Workers pay, too. In the post-Weinstein moment, we’re considering the costs to targets themselves and learning more about what happens to those who run a gauntlet of sexual harassment across the socio-economic spectrum, from farm work to finance. We know that women who work in the service industry, especially minority women, are particularly vulnerable; that certain risk factors tell us which environments are more likely to produce harassment; and that and that high-level women in male-dominated fields may be particular targets.
But we need to know a lot more — not least because targets who pursue legal action are asked to show measurable harm, which requires reliable data.
Trying to get the big picture can mean dealing with a puzzle of anecdotes, inferences, and studies that are not up-to-date. Researchers face such challenges as obtaining true rates of the problem; dealing with variations in impact; comparing the potential differences in losses among industries; the conflation of broader gender discrimination and sexual harassment; and the problem of parsing cases in which multiple forms of discrimination are at play, such as sexual harassment together with racial discrimination.
The good news is that the current moment provides a golden opportunity for economists and other social scientists to help answer questions like:
- Are women who reject harassment pushed into lower-earning jobs?
- What role does sexual harassment play in the gender wage gap?
- How does the economic performance of firms with high rates of sexual harassment compare with those with lower rates?

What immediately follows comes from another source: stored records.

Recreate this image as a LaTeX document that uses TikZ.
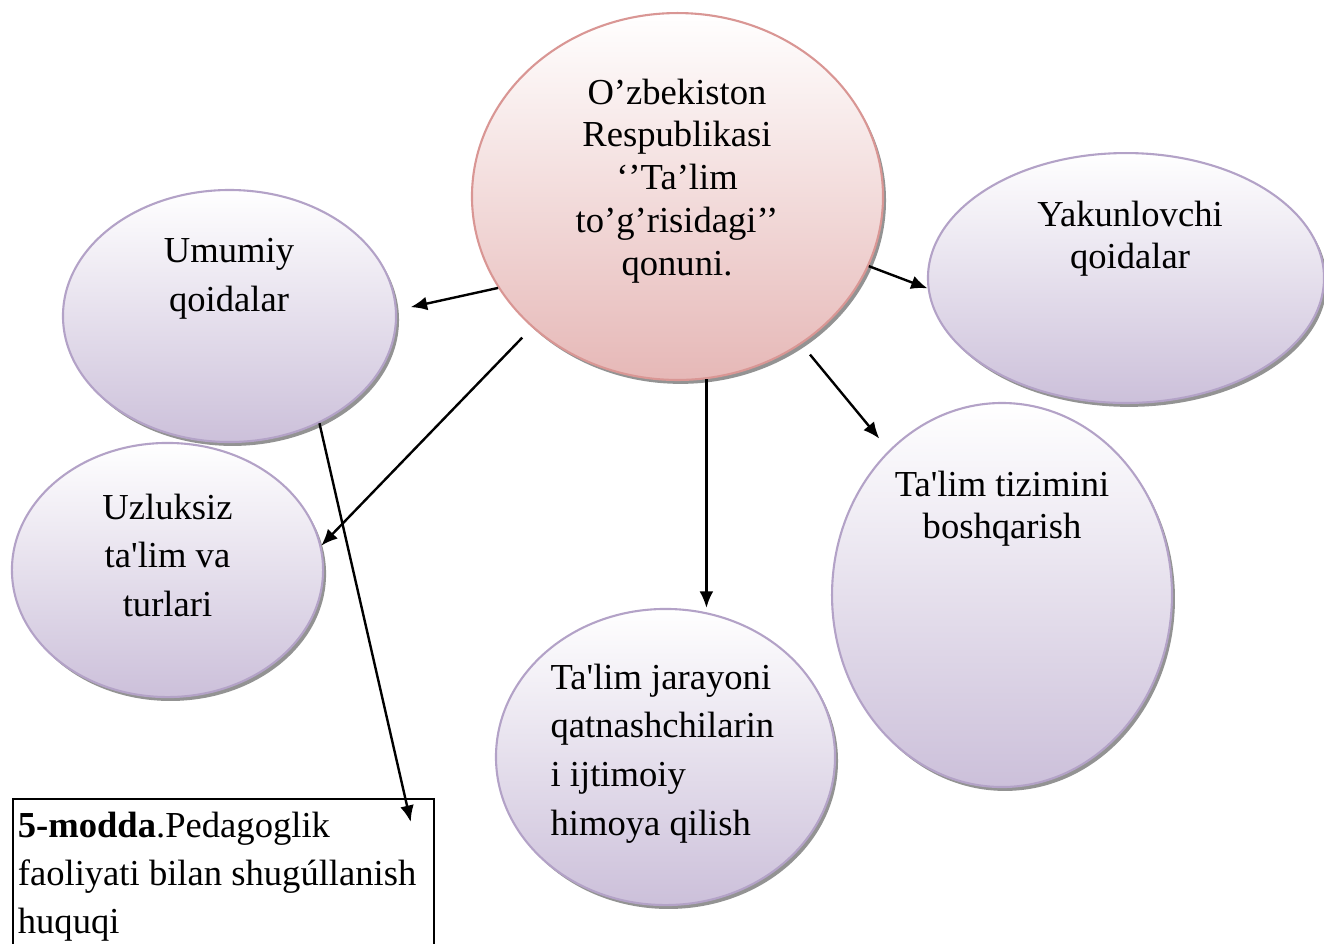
\documentclass[tikz,border=0pt]{standalone}
\usepackage{fontspec}
\setmainfont{Liberation Serif}[Ligatures=TeXOff]
\usepackage{tikz}
\usetikzlibrary{arrows.meta,shapes.geometric,shadows}
\definecolor{lavEdge}{RGB}{179,162,199}
\definecolor{lavFill}{RGB}{204,192,218}
\definecolor{roseEdge}{RGB}{217,150,148}
\definecolor{roseFill}{RGB}{230,184,183}
\tikzset{
  bubble/.style={ellipse, draw=lavEdge, line width=0.7pt, top color=white, bottom color=lavFill, inner sep=0pt,
    drop shadow={shadow xshift=1pt, shadow yshift=-1.3pt, fill=black!65, opacity=.65}},
  mainbubble/.style={bubble, draw=roseEdge, bottom color=roseFill},
  txt/.style={anchor=north, inner sep=0pt, align=center, font=\fontsize{12.2}{16.3}\selectfont},
  link/.style={line width=0.8pt, -{Latex[length=5.5pt,width=4.6pt]}}
}

\begin{document}
\begin{tikzpicture}[x=0.3333pt, y=-0.3333pt]
\useasboundingbox (0,0) rectangle (1324,943);
% bubbles
\node[mainbubble, minimum width=137pt, minimum height=122.3pt] (qonun) at (677.5,196.5) {};
\node[bubble, minimum width=111pt, minimum height=84pt] (umumiy) at (229.5,316) {};
\node[bubble, minimum width=103.7pt, minimum height=84.7pt] (uzluksiz) at (167.5,570) {};
\node[bubble, minimum width=132pt, minimum height=83.3pt] (yakun) at (1126,278) {};
\node[bubble, minimum width=113.3pt, minimum height=128pt] (tizim) at (1002,595) {};
\node[bubble, minimum width=113pt, minimum height=98.7pt] (jarayon) at (665.5,757) {};
% texts
\node[txt, font=\fontsize{12.2}{14.3}\selectfont] (qonunT) at (677,78)
  {O’zbekiston\\Respublikasi\\‘’Ta’lim\\to’g’risidagi’’\\qonuni.};
\node[txt] (umumiyT) at (229,238) {Umumiy\\qoidalar};
\node[txt] (uzluksizT) at (167.5,493) {Uzluksiz\\ta'lim va\\turlari};
\node[txt, font=\fontsize{12.2}{14.3}\selectfont] (yakunT) at (1130,200) {Yakunlovchi\\qoidalar};
\node[txt, font=\fontsize{12.2}{14}\selectfont] (tizimT) at (1002,470) {Ta'lim tizimini\\boshqarish};
\node[txt, anchor=north west, align=left] (jarayonT) at (550,663)
  {Ta'lim jarayoni\\qatnashchilarin\\i ijtimoiy\\himoya qilish};
\node[draw, line width=0.5pt, anchor=north west, text width=137pt, align=flush left, inner xsep=1.7pt, inner ysep=4.5pt,
  font=\fontsize{12.2}{16}\selectfont] (modda) at (12,798)
  {\textbf{5-modda}.Pedagoglik\\faoliyati bilan shugúllanish\\huquqi};
% arrows
\draw[link, shorten >=4.7pt] (qonun.207) -- (umumiy.2.5);
\draw[link, shorten <=4.7pt] (qonun.222.5) -- (uzluksiz.9);
\draw[link] (qonun.279) -- (qonun.279 |- jarayon.north);
\draw[link, shorten <=4.5pt, shorten >=5pt] (qonun.310.7) -- (tizim.128.3);
\draw[link] (qonun.340.5) -- (yakun.183);
\draw[link] (umumiy.310.3) -- ([xshift=-8pt,yshift=-8pt]modda.north east);
\end{tikzpicture}
\end{document}
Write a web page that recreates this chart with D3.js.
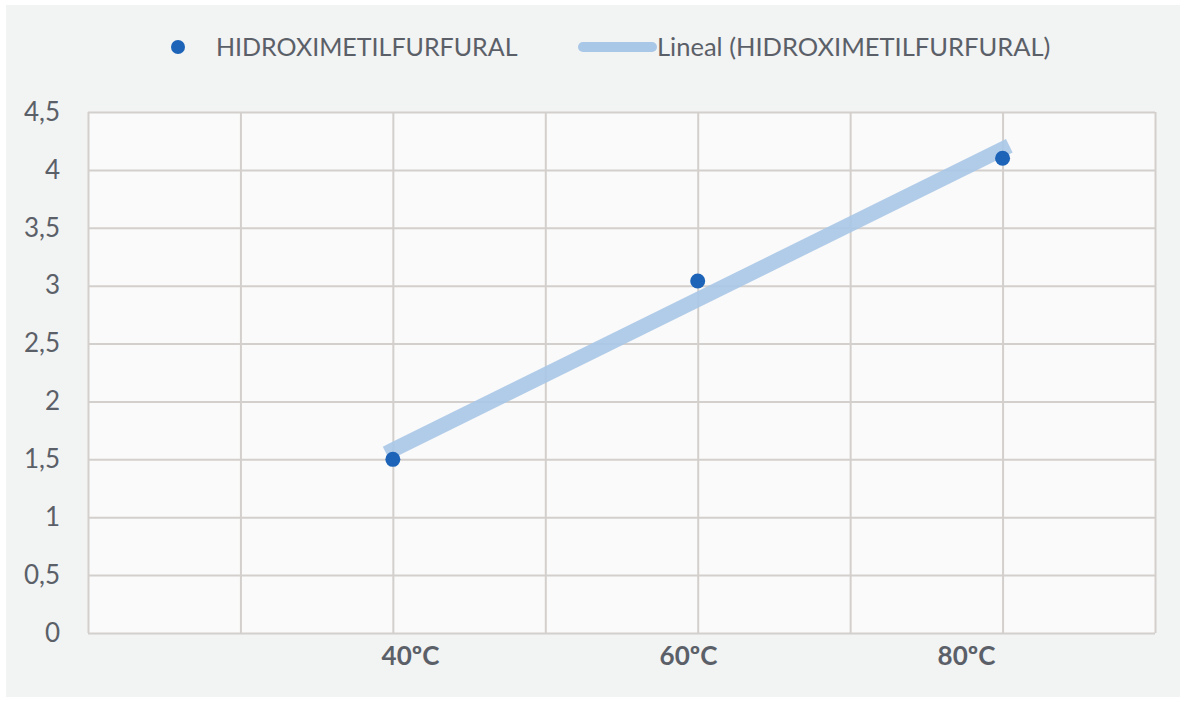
<!DOCTYPE html>
<html>
<head>
<meta charset="utf-8">
<script src="https://cdn.jsdelivr.net/npm/d3@7"></script>
<style>
  html, body { margin: 0; padding: 0; background: #ffffff; }
  svg { display: block; }
  text { font-family: Lato, "Open Sans", "Liberation Sans", sans-serif; }
</style>
</head>
<body>
<svg id="chart" width="1186" height="702"></svg>
<script>
// Series: HMF content at each temperature
const categories = ["40ºC", "60ºC", "80ºC"];
const temperatures = [40, 60, 80];
const hmfValues = [1.5, 3.04, 4.1];
const yTicks = [0, 0.5, 1, 1.5, 2, 2.5, 3, 3.5, 4, 4.5];
const xGrid = [20, 30, 40, 50, 60, 70, 80, 90];
const seriesName = "HIDROXIMETILFURFURAL";
const trendName = "Lineal (HIDROXIMETILFURFURAL)";

const svg = d3.select("#chart");
const plot = { left: 88, right: 1155, top: 112, bottom: 633 };
const textColor = "#5b6068";

// card background
svg.append("rect").attr("x", 6).attr("y", 5).attr("width", 1174).attr("height", 692)
  .attr("fill", "#f2f3f3");

const x = d3.scaleLinear().domain([20, 90]).range([plot.left, plot.right]);
const y = d3.scaleLinear().domain([0, 4.5]).range([plot.bottom, plot.top]);

svg.append("rect")
  .attr("x", plot.left).attr("y", plot.top)
  .attr("width", plot.right - plot.left).attr("height", plot.bottom - plot.top)
  .attr("fill", "#fafafa");

const gridColor = "#d3cfcc";

// horizontal grid + y labels
const yAxis = d3.axisLeft(y).tickValues(yTicks)
  .tickSize(-(plot.right - plot.left)).tickPadding(28)
  .tickFormat(d => String(d).replace(".", ","));
const gy = svg.append("g").attr("transform", `translate(${plot.left},0)`).call(yAxis);
gy.select(".domain").remove();
gy.selectAll(".tick line").attr("stroke", gridColor).attr("stroke-width", 2);
gy.selectAll(".tick text").attr("fill", textColor).attr("font-size", 26)
  .attr("font-family", "Lato, 'Open Sans', sans-serif");

// vertical grid
const xAxis = d3.axisBottom(x).tickValues(xGrid)
  .tickSize(-(plot.bottom - plot.top)).tickFormat("");
const gx = svg.append("g").attr("transform", `translate(0,${plot.bottom})`).call(xAxis);
gx.select(".domain").remove();
gx.selectAll(".tick line").attr("stroke", gridColor).attr("stroke-width", 2);

// category labels along the bottom
const labelScale = d3.scalePoint().domain(categories).range([410, 966]);
const labelAxis = d3.axisBottom(labelScale).tickSize(0).tickPadding(14);
const gl = svg.append("g").attr("transform", `translate(0,${plot.bottom})`).call(labelAxis);
gl.select(".domain").remove();
gl.selectAll(".tick text").attr("fill", textColor).attr("font-size", 26)
  .attr("font-weight", "bold")
  .attr("font-family", "Lato, 'Open Sans', sans-serif");

// linear trend (least squares)
const n = temperatures.length;
const mx = d3.mean(temperatures), my = d3.mean(hmfValues);
const slope = d3.sum(temperatures.map((t, i) => (t - mx) * (hmfValues[i] - my))) /
              d3.sum(temperatures.map(t => (t - mx) ** 2));
const intercept = my - slope * mx;
const trendPts = [temperatures[0], temperatures[n - 1]].map(t => [t, intercept + slope * t]);

const trendColor = "#a9c7e7";
svg.append("path")
  .datum(trendPts)
  .attr("d", d3.line().x(d => x(d[0])).y(d => y(d[1])))
  .attr("fill", "none").attr("stroke", trendColor).attr("stroke-width", 15)
  .attr("stroke-linecap", "square").attr("opacity", 0.9);

// points
const dotColor = "#1d64b8";
svg.append("g").selectAll("circle")
  .data(temperatures)
  .join("circle")
  .attr("cx", d => x(d))
  .attr("cy", (d, i) => y(hmfValues[i]))
  .attr("r", 7.5)
  .attr("fill", dotColor);

// legend
const legend = svg.append("g");
legend.append("circle").attr("cx", 178).attr("cy", 47).attr("r", 7).attr("fill", dotColor);
legend.append("text").attr("x", 216).attr("y", 56).attr("font-size", 25)
  .attr("fill", textColor).text(seriesName);
legend.append("line").attr("x1", 583).attr("x2", 652).attr("y1", 47).attr("y2", 47)
  .attr("stroke", trendColor).attr("stroke-width", 10).attr("stroke-linecap", "round");
legend.append("text").attr("x", 657).attr("y", 56).attr("font-size", 25.5)
  .attr("fill", textColor).text(trendName);
</script>
</body>
</html>
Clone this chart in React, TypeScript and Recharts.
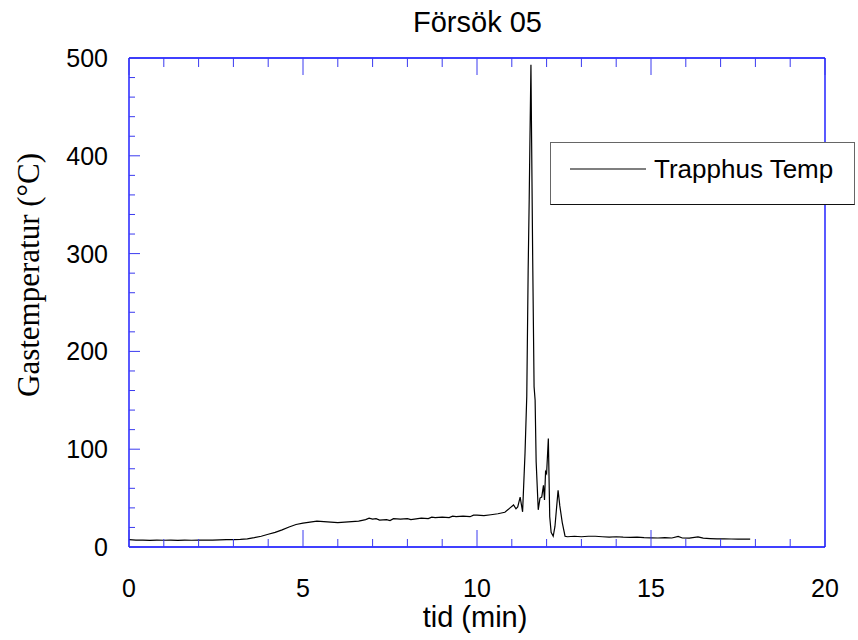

- What are the effects of harassment, short-term and long-term, on wages, career opportunities, and financial security?
Going forward, economic researchers will have the benefit of new information that has been revealed since the launch of the #MeToo movement and can take advantage of a heightened awareness. They will be much more likely to receive support, funding, attention, and outlets for their work, which will help us to chart a course forward—and rectify a great social wrong.